Now, here I am, just barely underway, and that rascally Tripp accuses me of a high Christology, wants me to clarify how the Sacraments (Mysteries) fit in to this salvation thinking, gives an oblique warning about exclusivism, and, as if that weren’t enough, lumps me in with Rowan Williams. (You can look under the comments for the previous blog in this series of thinking.) Rowan Williams, for crying out loud! Hmph. (Or, as Tripp says: Urf.)
Since Tripp caved to the feminine lobby on shopping yesterday, I’ll just have to simply make him wait, since I need to further iron out some of my previous thoughts. High Christology, or just simply the Church’s working out of the person and work of Jesus of Nazareth, I’ll leave for others to decide, though I’m shy of the label, since it implies that a “Low” Christology (whatever that is) is equally plausible.

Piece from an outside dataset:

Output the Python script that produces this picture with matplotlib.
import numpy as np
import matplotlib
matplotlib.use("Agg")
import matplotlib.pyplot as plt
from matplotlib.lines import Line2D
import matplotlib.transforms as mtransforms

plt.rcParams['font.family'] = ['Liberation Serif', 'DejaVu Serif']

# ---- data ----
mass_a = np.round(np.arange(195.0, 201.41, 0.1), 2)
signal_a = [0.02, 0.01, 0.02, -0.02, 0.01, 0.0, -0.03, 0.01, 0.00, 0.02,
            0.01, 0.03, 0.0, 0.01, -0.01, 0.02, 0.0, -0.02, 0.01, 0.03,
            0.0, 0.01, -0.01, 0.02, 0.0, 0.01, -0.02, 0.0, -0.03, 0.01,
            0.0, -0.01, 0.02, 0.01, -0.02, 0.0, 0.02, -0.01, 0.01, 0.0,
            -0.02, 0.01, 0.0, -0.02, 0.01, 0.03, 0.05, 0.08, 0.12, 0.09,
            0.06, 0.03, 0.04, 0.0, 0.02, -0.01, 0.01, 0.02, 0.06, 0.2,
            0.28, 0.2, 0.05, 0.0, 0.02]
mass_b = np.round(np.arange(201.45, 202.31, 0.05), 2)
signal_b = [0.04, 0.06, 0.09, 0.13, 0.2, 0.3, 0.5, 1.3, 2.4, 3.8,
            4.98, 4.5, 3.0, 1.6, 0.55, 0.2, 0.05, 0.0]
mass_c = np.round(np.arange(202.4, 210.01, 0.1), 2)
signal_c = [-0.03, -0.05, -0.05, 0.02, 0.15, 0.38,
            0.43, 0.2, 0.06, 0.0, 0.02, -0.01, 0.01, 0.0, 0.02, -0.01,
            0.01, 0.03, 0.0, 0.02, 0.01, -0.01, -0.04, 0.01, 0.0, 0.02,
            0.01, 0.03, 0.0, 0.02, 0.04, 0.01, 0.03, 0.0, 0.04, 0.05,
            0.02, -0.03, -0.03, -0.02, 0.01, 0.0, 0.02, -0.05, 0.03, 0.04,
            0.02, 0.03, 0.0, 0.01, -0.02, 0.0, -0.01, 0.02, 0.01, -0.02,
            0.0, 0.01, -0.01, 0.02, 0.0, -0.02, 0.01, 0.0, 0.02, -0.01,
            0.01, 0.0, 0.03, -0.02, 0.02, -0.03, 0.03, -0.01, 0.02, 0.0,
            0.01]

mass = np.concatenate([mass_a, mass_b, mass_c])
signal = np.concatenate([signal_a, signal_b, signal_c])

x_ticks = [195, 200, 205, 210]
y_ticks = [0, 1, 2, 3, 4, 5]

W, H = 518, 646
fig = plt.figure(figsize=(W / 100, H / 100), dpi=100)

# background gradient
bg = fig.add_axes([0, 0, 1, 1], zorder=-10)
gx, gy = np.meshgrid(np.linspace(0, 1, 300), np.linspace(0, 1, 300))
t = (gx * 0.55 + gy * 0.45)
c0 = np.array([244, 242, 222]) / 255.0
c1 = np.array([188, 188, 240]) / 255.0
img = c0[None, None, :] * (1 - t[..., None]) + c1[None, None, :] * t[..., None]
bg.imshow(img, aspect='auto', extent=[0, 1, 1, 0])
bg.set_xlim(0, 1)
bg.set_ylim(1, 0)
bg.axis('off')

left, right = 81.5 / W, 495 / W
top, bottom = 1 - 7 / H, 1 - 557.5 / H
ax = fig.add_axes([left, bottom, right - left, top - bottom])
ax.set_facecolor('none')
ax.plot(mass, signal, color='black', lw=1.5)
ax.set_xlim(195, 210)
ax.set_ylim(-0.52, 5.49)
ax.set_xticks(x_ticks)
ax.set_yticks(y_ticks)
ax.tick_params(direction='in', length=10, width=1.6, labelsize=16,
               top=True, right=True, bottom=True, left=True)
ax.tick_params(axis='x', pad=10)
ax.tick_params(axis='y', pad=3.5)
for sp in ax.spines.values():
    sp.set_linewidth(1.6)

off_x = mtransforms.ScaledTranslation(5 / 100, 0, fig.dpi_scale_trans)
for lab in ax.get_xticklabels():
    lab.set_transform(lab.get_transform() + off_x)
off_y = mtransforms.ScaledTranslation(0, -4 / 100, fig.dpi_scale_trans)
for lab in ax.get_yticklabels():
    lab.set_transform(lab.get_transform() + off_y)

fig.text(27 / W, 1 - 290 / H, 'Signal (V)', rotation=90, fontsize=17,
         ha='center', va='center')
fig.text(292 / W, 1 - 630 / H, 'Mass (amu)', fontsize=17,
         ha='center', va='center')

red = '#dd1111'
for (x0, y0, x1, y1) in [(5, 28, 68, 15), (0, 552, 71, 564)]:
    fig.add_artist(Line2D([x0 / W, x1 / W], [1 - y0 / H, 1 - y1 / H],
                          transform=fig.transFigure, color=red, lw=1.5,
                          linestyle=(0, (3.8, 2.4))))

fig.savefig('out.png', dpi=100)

Romans 5, Hebrews 1, Colossians 1, and pretty much the entire epistle to the Ephesians clearly indicate that Jesus Christ is the type of the fulfillment of humanity, in a way that Adam is the anti-type. In Christ the entirety of humanity reaches its end, its culmination, its completion. The bodily Resurrection of the Christ from the dead, was God’s seal of approval on the work of Christ. That is to say, the Resurrection completed the salvation event, and made possible the salvation of human beings. The human nature, which the Son of God took on becoming a human being, has been hypostasized, joined with the divinity of the Son in the union of one person, without confusion, change, separation, or division (per Chalcedon). Thus, the union with God, for which Jesus prayed in John 17, has, in Jesus Christ, become an accomplished fact.
But for humans to receive this gift of salvation, it takes the action of the Trinity. God the Father has sent forth the Spirit, not merely to accomplish the conception of Jesus, but also to bring forth the Body, the Church, of which Christ is the Head. The ministry of Christ is now the ministry of his Church, his Body. This Body was brought forth, or perhaps confirmed, on the day of Pentecost, a week and a half after Christ had ascended to the Father.

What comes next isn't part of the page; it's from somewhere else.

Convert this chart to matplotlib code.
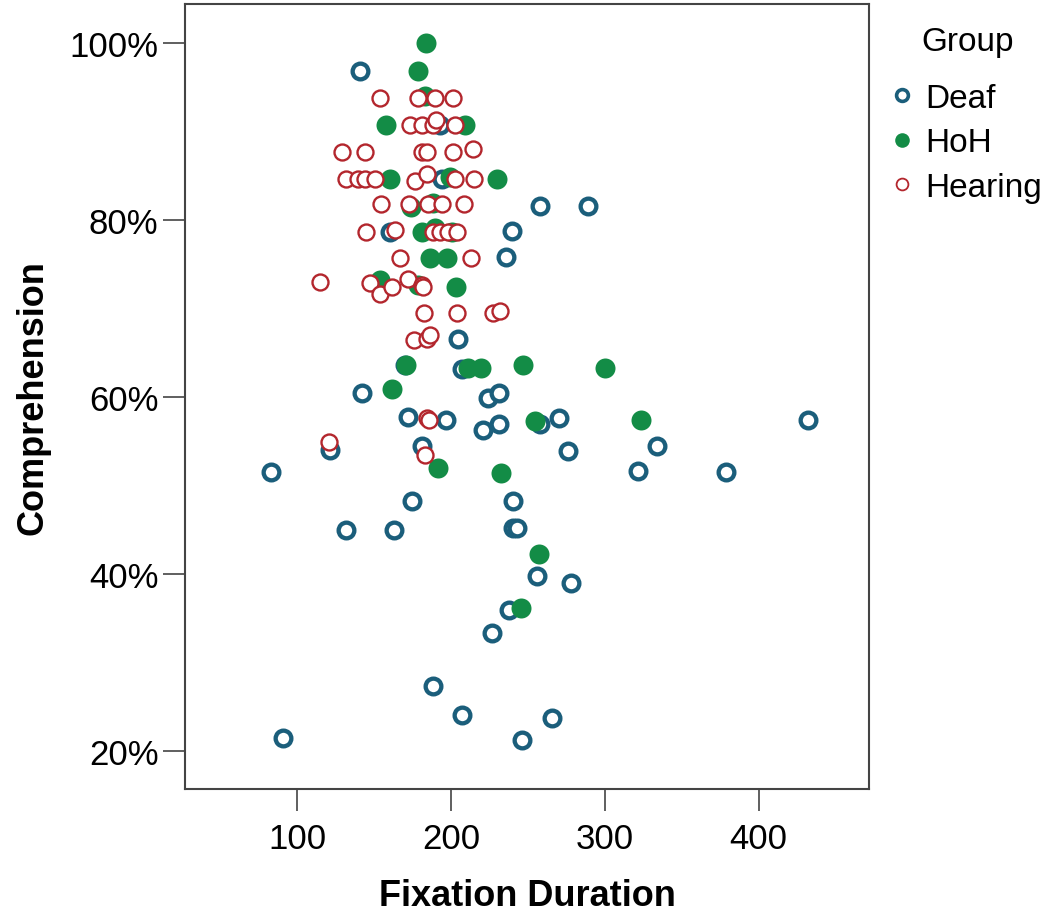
import matplotlib
matplotlib.use("Agg")
import matplotlib.pyplot as plt
from matplotlib.lines import Line2D
from matplotlib.ticker import FuncFormatter

plt.rcParams['font.family'] = ['Liberation Sans', 'DejaVu Sans']

# values: fixation duration (ms) and comprehension (%)
deaf_x = [140.7, 192.7, 193.8, 257.8, 289.2, 160.2, 239.4, 235.5, 204.7, 170.0,
          206.8, 142.4, 224.1, 231.3, 172.1, 196.6, 220.9, 231.3, 257.8, 270.3,
          432.0, 121.6, 181.4, 276.2, 333.7, 82.6, 321.8, 378.8, 174.9, 240.4,
          131.6, 162.8, 240.0, 242.6, 256.0, 278.0, 237.8, 226.3, 188.4, 206.8,
          265.9, 90.8, 245.9]
deaf_y = [96.9, 90.8, 84.7, 81.65, 81.65, 78.7, 78.8, 75.8, 66.6, 63.6,
          63.2, 60.5, 59.9, 60.5, 57.8, 57.4, 56.3, 57.0, 57.0, 57.6,
          57.4, 54.0, 54.5, 53.9, 54.45, 51.5, 51.6, 51.55, 48.3, 48.3,
          45.0, 45.0, 45.2, 45.2, 39.75, 39.0, 35.9, 33.3, 27.3, 24.1,
          23.75, 21.4, 21.2]

hoh_x = [183.6, 178.6, 183.0, 157.5, 208.9, 160.2, 199.2, 230.0, 173.8, 188.4,
         180.8, 189.5, 200.3, 186.2, 197.1, 153.7, 178.6, 203.1, 171.0, 211.1,
         219.2, 246.9, 300.1, 161.9, 254.5, 323.3, 191.6, 232.2, 257.3, 245.2]
hoh_y = [100.0, 96.9, 94.0, 90.8, 90.8, 84.7, 84.9, 84.7, 81.5, 82.0,
         78.7, 79.1, 78.7, 75.7, 75.7, 73.2, 72.7, 72.4, 63.6, 63.3,
         63.3, 63.6, 63.3, 60.9, 57.3, 57.4, 52.0, 51.4, 42.2, 36.1]

hearing_x = [153.7, 178.6, 189.5, 201.4,
             173.2, 180.8, 188.4, 189.9, 202.5,
             128.8, 144.3, 180.8, 184.1, 201.4, 214.4,
             131.6, 139.6, 143.9, 150.4, 176.5, 184.1, 202.5, 215.1,
             154.3, 172.5, 185.1, 193.8, 208.5,
             144.6, 163.4, 188.4, 192.7, 198.1, 203.6,
             166.7, 212.9,
             115.1, 147.2, 153.7, 161.3, 171.7, 181.2, 181.9,
             182.3, 204.0, 227.0, 231.7,
             175.8, 184.1, 186.2,
             184.1, 185.8, 120.7, 183.0]
hearing_y = [93.8, 93.8, 93.8, 93.8,
             90.8, 90.8, 90.8, 91.3, 90.8,
             87.75, 87.75, 87.75, 87.75, 87.75, 88.0,
             84.7, 84.7, 84.7, 84.7, 84.4, 85.2, 84.7, 84.7,
             81.8, 81.8, 81.8, 81.8, 81.8,
             78.7, 78.9, 78.7, 78.7, 78.7, 78.7,
             75.7, 75.7,
             73.0, 72.9, 71.7, 72.5, 73.4, 72.7, 72.5,
             69.5, 69.5, 69.5, 69.7,
             66.4, 66.6, 67.0,
             57.6, 57.4, 54.9, 53.5]

deaf_col = '#1b5e7b'
hoh_col = '#138c46'
hearing_col = '#b3262d'

fig = plt.figure(figsize=(10.51, 9.12), dpi=100)
ax = fig.add_axes([0.176, 0.134, 0.651, 0.861])

ax.plot(deaf_x, deaf_y, 'o', ls='none', ms=11.3, mfc='white', mec=deaf_col, mew=3.1)
ax.plot(hoh_x, hoh_y, 'o', ls='none', ms=14.4, mfc=hoh_col, mec='none')
ax.plot(hearing_x, hearing_y, 'o', ls='none', ms=11.5, mfc='white', mec=hearing_col, mew=1.7)

ax.set_xlim(27, 471.8)
ax.set_ylim(15.7, 104.5)
ax.set_xticks([100, 200, 300, 400])
ax.set_yticks([20, 40, 60, 80, 100])
ax.yaxis.set_major_formatter(FuncFormatter(lambda v, p: '%d%%' % v))

for s in ax.spines.values():
    s.set_color('#444444')
    s.set_linewidth(1.5)
ax.tick_params(length=16, width=1.2, color='#444444', labelsize=25, pad=3)
ax.tick_params(axis='x', pad=8)

ax.set_xlabel('Fixation Duration', fontsize=26, fontweight='bold')
ax.set_ylabel('Comprehension', fontsize=26, fontweight='bold')
ax.xaxis.set_label_coords(0.5, -0.113)
ax.yaxis.set_label_coords(-0.196, 0.5)

# legend title drawn on its own so its gap to the entries matches
fig.text(968 / 1051, 1 - 43 / 912, 'Group', fontsize=24, ha='center', va='center')
handles = [
    Line2D([], [], marker='o', ls='none', ms=8.5, mfc='white', mec=deaf_col, mew=2.6),
    Line2D([], [], marker='o', ls='none', ms=10.5, mfc=hoh_col, mec='none'),
    Line2D([], [], marker='o', ls='none', ms=8.5, mfc='white', mec=hearing_col, mew=1.3),
]
ax.legend(handles, ['Deaf', 'HoH', 'Hearing'],
          loc='upper left', bbox_to_anchor=(890 / 1051, 1 - 84 / 912),
          bbox_transform=fig.transFigure, frameon=False,
          fontsize=24, handlelength=0.7,
          handletextpad=0.35, labelspacing=0.4, borderpad=0, borderaxespad=0)

fig.savefig('out.png', dpi=100)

Furthermore, as Acts 2:38, and elsewhere in Acts and the epistles, shows, on a personal level, the Holy Spirit is also involved, in baptism. Especially in Acts, but also in Romans 12, 1 Corinthians 12-14 (and, of course, 1-3), and all of Ephesians (but especially 4), this salvation is accomplished in the Church. Frequently through Acts, there is the phrase “and x were added to their number.” Without getting too pharasaical with the text, the salvation and the adding are presented together as one complete act. One could say, adding is being saved.
The very first account we have of the Church, in conjunction with the Pentecost narrative, is their devotion to the apostles teaching, to prayers, to fellowship and the breaking of the bread. This breaking of the bread has most often been associated with the Lord’s Supper, or the Eucharist. And clearly, in light of 1 Corinthians 10 and 11, this is among the most natural ways to interpret the text. Be that as it may, Paul emphatically states in the Corinthians letter that participation in the Lord’s Supper is participation in Christ. Though Protestants have disputed the intepretation of the text in ch. 11–where a “face-value” reading of the text indicates the elements of bread and wine are, in some unexplained way, the body and blood of Jesus–the force is clear: partaking of the Lord’s Supper is participation in Christ.

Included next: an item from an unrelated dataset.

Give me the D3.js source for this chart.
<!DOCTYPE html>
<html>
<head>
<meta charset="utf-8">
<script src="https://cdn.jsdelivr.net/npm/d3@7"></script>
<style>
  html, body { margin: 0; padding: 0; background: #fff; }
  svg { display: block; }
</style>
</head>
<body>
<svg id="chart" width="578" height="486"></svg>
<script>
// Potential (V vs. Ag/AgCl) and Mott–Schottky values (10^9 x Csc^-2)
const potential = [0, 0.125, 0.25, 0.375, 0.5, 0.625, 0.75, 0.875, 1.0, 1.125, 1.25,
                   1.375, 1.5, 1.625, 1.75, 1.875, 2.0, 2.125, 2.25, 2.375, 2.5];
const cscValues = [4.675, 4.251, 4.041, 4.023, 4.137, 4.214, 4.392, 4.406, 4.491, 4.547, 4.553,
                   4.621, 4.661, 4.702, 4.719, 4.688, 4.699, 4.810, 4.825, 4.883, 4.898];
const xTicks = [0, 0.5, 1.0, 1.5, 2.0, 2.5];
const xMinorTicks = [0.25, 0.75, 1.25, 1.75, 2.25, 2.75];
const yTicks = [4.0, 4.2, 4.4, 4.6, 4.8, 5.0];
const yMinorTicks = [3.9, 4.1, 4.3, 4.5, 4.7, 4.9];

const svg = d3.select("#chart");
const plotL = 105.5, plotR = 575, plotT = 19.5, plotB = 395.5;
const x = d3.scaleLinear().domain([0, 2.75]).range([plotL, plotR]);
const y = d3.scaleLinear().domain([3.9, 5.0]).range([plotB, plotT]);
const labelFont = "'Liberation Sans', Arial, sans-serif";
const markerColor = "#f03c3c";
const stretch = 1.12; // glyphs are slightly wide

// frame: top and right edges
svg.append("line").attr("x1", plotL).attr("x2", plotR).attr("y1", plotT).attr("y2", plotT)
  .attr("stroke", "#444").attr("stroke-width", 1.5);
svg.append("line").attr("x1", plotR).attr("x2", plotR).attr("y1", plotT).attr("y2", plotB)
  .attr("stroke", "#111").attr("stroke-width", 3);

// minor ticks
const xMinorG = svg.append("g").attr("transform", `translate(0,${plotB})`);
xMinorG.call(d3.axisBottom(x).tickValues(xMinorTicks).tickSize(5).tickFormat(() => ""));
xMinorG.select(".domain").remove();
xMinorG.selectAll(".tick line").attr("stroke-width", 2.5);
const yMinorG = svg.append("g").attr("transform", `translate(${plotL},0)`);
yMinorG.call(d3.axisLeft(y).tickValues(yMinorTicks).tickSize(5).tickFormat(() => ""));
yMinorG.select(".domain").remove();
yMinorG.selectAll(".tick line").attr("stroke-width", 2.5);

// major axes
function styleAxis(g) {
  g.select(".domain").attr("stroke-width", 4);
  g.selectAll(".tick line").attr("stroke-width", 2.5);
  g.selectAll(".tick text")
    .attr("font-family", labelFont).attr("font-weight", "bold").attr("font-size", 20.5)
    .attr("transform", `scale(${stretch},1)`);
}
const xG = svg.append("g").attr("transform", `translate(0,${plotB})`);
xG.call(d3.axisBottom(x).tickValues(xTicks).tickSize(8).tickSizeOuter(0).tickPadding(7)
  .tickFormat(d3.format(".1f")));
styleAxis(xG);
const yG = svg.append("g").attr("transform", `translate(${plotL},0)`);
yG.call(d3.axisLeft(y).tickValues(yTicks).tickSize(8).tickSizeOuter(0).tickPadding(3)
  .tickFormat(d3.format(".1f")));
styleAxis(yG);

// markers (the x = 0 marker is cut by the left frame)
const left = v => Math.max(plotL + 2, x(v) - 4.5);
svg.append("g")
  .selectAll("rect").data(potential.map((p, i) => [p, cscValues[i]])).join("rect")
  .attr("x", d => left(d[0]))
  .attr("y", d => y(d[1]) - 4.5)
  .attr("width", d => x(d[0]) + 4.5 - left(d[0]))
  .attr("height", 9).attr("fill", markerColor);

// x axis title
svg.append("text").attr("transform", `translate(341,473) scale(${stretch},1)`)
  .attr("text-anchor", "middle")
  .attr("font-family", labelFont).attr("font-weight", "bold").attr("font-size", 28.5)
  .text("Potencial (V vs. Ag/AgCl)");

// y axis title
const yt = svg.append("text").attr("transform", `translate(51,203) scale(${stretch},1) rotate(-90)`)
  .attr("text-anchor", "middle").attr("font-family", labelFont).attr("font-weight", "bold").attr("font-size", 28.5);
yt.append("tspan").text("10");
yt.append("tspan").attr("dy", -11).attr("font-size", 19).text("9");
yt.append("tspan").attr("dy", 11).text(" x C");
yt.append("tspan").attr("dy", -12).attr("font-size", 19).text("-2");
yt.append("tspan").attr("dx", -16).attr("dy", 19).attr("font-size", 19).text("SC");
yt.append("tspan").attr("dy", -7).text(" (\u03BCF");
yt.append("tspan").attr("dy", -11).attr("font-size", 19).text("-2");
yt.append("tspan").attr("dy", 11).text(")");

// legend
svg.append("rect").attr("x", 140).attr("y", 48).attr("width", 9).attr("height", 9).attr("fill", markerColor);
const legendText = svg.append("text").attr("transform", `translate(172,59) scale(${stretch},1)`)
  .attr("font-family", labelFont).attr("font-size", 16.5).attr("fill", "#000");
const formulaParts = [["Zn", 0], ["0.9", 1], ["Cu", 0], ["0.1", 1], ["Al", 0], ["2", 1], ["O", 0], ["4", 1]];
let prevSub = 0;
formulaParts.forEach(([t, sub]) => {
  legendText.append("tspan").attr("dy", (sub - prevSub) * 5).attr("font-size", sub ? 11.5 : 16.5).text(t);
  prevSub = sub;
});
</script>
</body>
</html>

The import of this is that the Church makes possible, on the human level, for one to receive salvation. Baptism is done by the Church (Acts 2), the Eucharist is the locus of the Body of Christ, so that appropriation of salvation and participation in Christ take place within the Church.
Well, Tripp, I hope that touched on the Mysteries for you. But clearly, you can see, I’m still processing these thoughts. Sorry, though, this thing about exclusivism will have to wait.
Now, I need to get ready for worship!